Senator Sherry —The Minister for Resources has provided the following answer to the honourable senator's question:

  (1) & (2) The Australian Furniture Research and Development Institute (AFRDI) recently wrote to the Commonwealth expressing concern over the provision of additional funding for the Centre for Furniture Design (CFD).

  The Commonwealth is also aware that some members of the Tasmanian Forests and Forest Industry Council have expressed concerns regarding the rate of progress by the CFD in achieving its objectives.

  (3) Yes. With the assistance it is receiving from various sources, including Helsham monies, the CFD is currently financially viable. In the absence of the additional Helsham monies, the Centre would need to restructure its activities and rationalise its resources within available funds.

  As with a number of other projects being funded under the Helsham Package, the long term expectation is that the Centre will become self-supporting.

  (4) The CFD has advised that it did not suffer a loss in any of those years. Financial procedures within the University of Tasmania relating to expenditure of Helsham monies and other funding monies prevent overspending.

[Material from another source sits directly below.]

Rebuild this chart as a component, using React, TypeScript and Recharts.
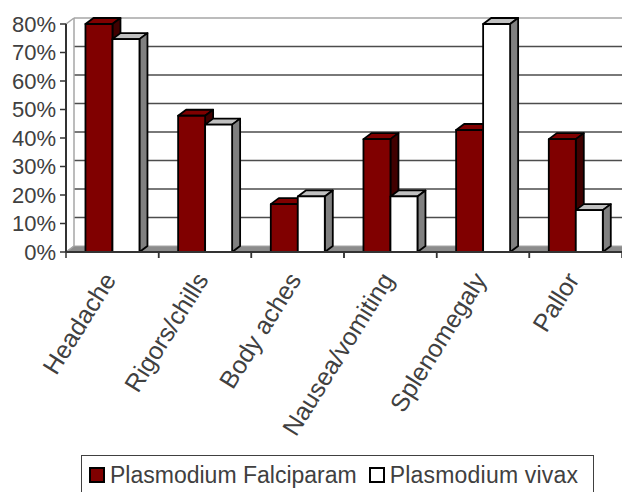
import React from 'react';
import { BarChart, Bar, XAxis, YAxis, CartesianGrid, Legend } from 'recharts';

const symptoms = ['Headache', 'Rigors/chills', 'Body aches', 'Nausea/vomiting', 'Splenomegaly', 'Pallor'];
const falciparum = [80, 47.8, 16.8, 39.6, 42.8, 39.6];
const vivax = [74.7, 44.7, 19.5, 19.5, 80, 14.7];
const yTicks = [0, 10, 20, 30, 40, 50, 60, 70, 80];

const data = symptoms.map((name, i) => ({ name, falciparum: falciparum[i], vivax: vivax[i] }));

// depth of the fake 3D effect
const DX = 8;
const DY = 6;
const FONT = '"Liberation Sans", Arial, sans-serif';
const TEXT = '#404040';

const make3DBar = (front: string, top: string, side: string) => (props: any) => {
  const { x, y, width: w, height: h } = props;
  if (w == null || h == null) return null;
  return (
    <g stroke="#000" strokeWidth={1.8} strokeLinejoin="round">
      <polygon points={`${x},${y} ${x + DX},${y - DY} ${x + w + DX},${y - DY} ${x + w},${y}`} fill={top} />
      <polygon points={`${x + w},${y} ${x + w + DX},${y - DY} ${x + w + DX},${y + h - DY} ${x + w},${y + h}`} fill={side} />
      <rect x={x} y={y} width={w} height={h} fill={front} />
    </g>
  );
};

const gridLine = (p: any) => {
  const { x1, x2, y1, horizontalPoints } = p;
  const pts: number[] = horizontalPoints || [];
  const topY = pts.length ? Math.min(...pts) : p.y;
  const bottomY = pts.length ? Math.max(...pts) : p.y + p.height;
  if (Math.abs(y1 - bottomY) < 0.5) {
    return (
      <g key={p.key}>
        <polygon
          points={`${x1},${y1} ${x1 + DX},${y1 - DY} ${x2 + DX},${y1 - DY} ${x2},${y1}`}
          fill="#8c8c8c"
          stroke="#a6a6a6"
          strokeWidth={1}
        />
      </g>
    );
  }
  if (Math.abs(y1 - topY) < 0.5) {
    return (
      <g key={p.key} stroke="#a6a6a6" strokeWidth={1.5}>
        <line x1={x1 + DX} y1={y1 - DY} x2={x2 + DX} y2={y1 - DY} />
        <line x1={x1} y1={y1} x2={x1 + DX} y2={y1 - DY} />
        <line x1={x1 + DX} y1={y1 - DY} x2={x1 + DX} y2={bottomY - DY} />
        <line x1={x1} y1={bottomY} x2={x1 + DX} y2={bottomY - DY} />
      </g>
    );
  }
  return <line key={p.key} x1={x1 + DX} y1={y1 - DY} x2={x2 + DX} y2={y1 - DY} stroke="#4d4d4d" strokeWidth={1.5} />;
};

const XTick = (props: any) => {
  const { x, y, payload } = props;
  const half = payload?.offset ?? 0;
  const axisY = y - 6;
  return (
    <g>
      <line x1={x - half} y1={axisY} x2={x - half} y2={axisY + 6} stroke="#333" strokeWidth={1.5} />
      <line x1={x + half} y1={axisY} x2={x + half} y2={axisY + 6} stroke="#333" strokeWidth={1.5} />
      <g transform={`translate(${x - 3},${axisY + 23})`}>
        <text transform="rotate(-58)" textAnchor="end" dy="0.35em" fontSize={25} fontFamily={FONT} fill={TEXT}>
          {payload.value}
        </text>
      </g>
    </g>
  );
};

const Swatch = ({ color }: { color: string }) => (
  <span
    style={{
      display: 'inline-block',
      width: 12,
      height: 12,
      background: color,
      border: '2px solid #000',
      marginRight: 5,
    }}
  />
);

const LegendBox = () => (
  <div
    style={{
      boxSizing: 'border-box',
      width: 513,
      height: 37,
      border: '1.5px solid #404040',
      borderBottom: 'none',
      display: 'flex',
      alignItems: 'center',
      paddingLeft: 7,
      paddingTop: 2,
      fontFamily: FONT,
      fontSize: 23,
      color: TEXT,
      whiteSpace: 'nowrap',
    }}
  >
    <Swatch color="#800000" />
    <span style={{ marginRight: 12 }}>Plasmodium Falciparam</span>
    <Swatch color="#ffffff" />
    <span style={{ letterSpacing: 0.2 }}>Plasmodium vivax</span>
  </div>
);

export default function App() {
  return (
    <div style={{ position: 'absolute', left: 0, top: 0, width: 622, height: 492, background: '#fff' }}>
      <BarChart
        width={622}
        height={492}
        data={data}
        margin={{ top: 24, right: 0, bottom: 0, left: 0 }}
        barCategoryGap="21%"
        barGap={0}
      >
        <CartesianGrid vertical={false} horizontal={gridLine} />
        <XAxis
          dataKey="name"
          height={240}
          interval={0}
          tickLine={false}
          tickSize={6}
          tickMargin={0}
          tick={<XTick />}
          axisLine={{ stroke: '#333', strokeWidth: 2 }}
        />
        <YAxis
          width={66}
          domain={[0, 80]}
          ticks={yTicks}
          interval={0}
          tickFormatter={(v: number) => `${v}%`}
          tickSize={6}
          tickMargin={4}
          tick={{ fontSize: 22, fontFamily: FONT, fill: TEXT }}
          tickLine={{ stroke: '#333', strokeWidth: 1.5 }}
          axisLine={{ stroke: '#333', strokeWidth: 2 }}
        />
        <Legend
          layout="horizontal"
          verticalAlign="middle"
          align="center"
          wrapperStyle={{ left: 81, top: 455, width: 513, height: 37 }}
          content={() => <LegendBox />}
        />
        <Bar
          dataKey="falciparum"
          name="Plasmodium Falciparam"
          fill="#800000"
          isAnimationActive={false}
          shape={make3DBar('#800000', '#800000', '#400000')}
        />
        <Bar
          dataKey="vivax"
          name="Plasmodium vivax"
          fill="#ffffff"
          isAnimationActive={false}
          shape={make3DBar('#ffffff', '#c0c0c0', '#808080')}
        />
      </BarChart>
    </div>
  );
}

  (5) In June 1992, at the time the then Tasmanian Minister for Forests requested additional Commonwealth financial assistance for the Centre, the CFD provided the Commonwealth with reports covering the Centre's progress and achievements. It also provided material illustrating a number of items of furniture designed at the CFD.

  The CFD also demonstrated its capabilities in furniture design when in 1992 it received a Collaborative Research Grant of $200,000 over three years for a specific purpose project from the Australian Research Council.

  (6) Continued funding of the Centre for Furniture Design within the Helsham Package was seen as an opportunity to assist the development of an innovative furniture manufacturing industry in Tasmania and encourage the use of the State's distinctive native timbers. This is consistent with the 1988 Heads of Agreement between the Commonwealth and Tasmanian Governments concerning activities to be funded under the Helsham Package.

  (7) Yes. To aid this process, an advisory board comprising representatives of the Commonwealth, the Tasmanian Government and industry is to be established to assist the CFD in meeting its objectives, and achieving financial self sufficiency.

  The CFD is aware of the expectation that it will adopt a commercially oriented approach to enable it to become self-funding once the funds are exhausted in 1995-96.

  (8) The CFD will be required to meet the objectives of the project and to submit progress and financial reports annually. As noted in the response to Question 7, an advisory board is being established to assist the CFD in meeting its objectives.

  (9) The Tasmanian Government approached the Commonwealth in June 1992 seeking Commonwealth funding of $150,000 per annum over the following three years for the CFD.

  This additional Commonwealth financial assistance was sought by the then Tasmanian Minister for Forests to ensure that "this national initiative can be maintained". The Minister strongly urged Commonwealth support for the Centre, an initiative he believed to be consistent with the vision that both Governments have for the future of the forest products industry in this country. The Tasmanian Government did not, however, wish the additional assistance to be provided from the Helsham Package.

  (10) AFRDI has advised that it did not suffer a loss in any of those years.

  (11) & (12) A representative of AFRDI sought additional funding for the Institute during discussions in June 1992 with officers of several Commonwealth Departments. AFRDI has also recently made direct representations to the Commonwealth Government for additional assistance.

  AFRDI was advised during the discussions in June 1992 that the only source of funds available for this type of activity would be under the Helsham Package and that the arrangement for allocating Commonwealth assistance for projects under the Helsham Package is for the Tasmanian Government to approach the Commonwealth seeking approval of funding for specific activities.

  No such approach for additional funds has been made by the Tasmanian Government in respect of AFRDI to date. In addition, all funds currently available under the Helsham Package are now fully committed to projects.

  As well as the $1.4 million already provided for AFRDI under the Helsham Package, the Commonwealth is assisting the Institute in other ways, including by public recognition of its role and function as the national body to research, test and appraise furniture products, and the use of AFRDI by Purchasing Australia for all testing for furniture for "common use" contracts.

  The long term expectation is that AFRDI will become self-supporting.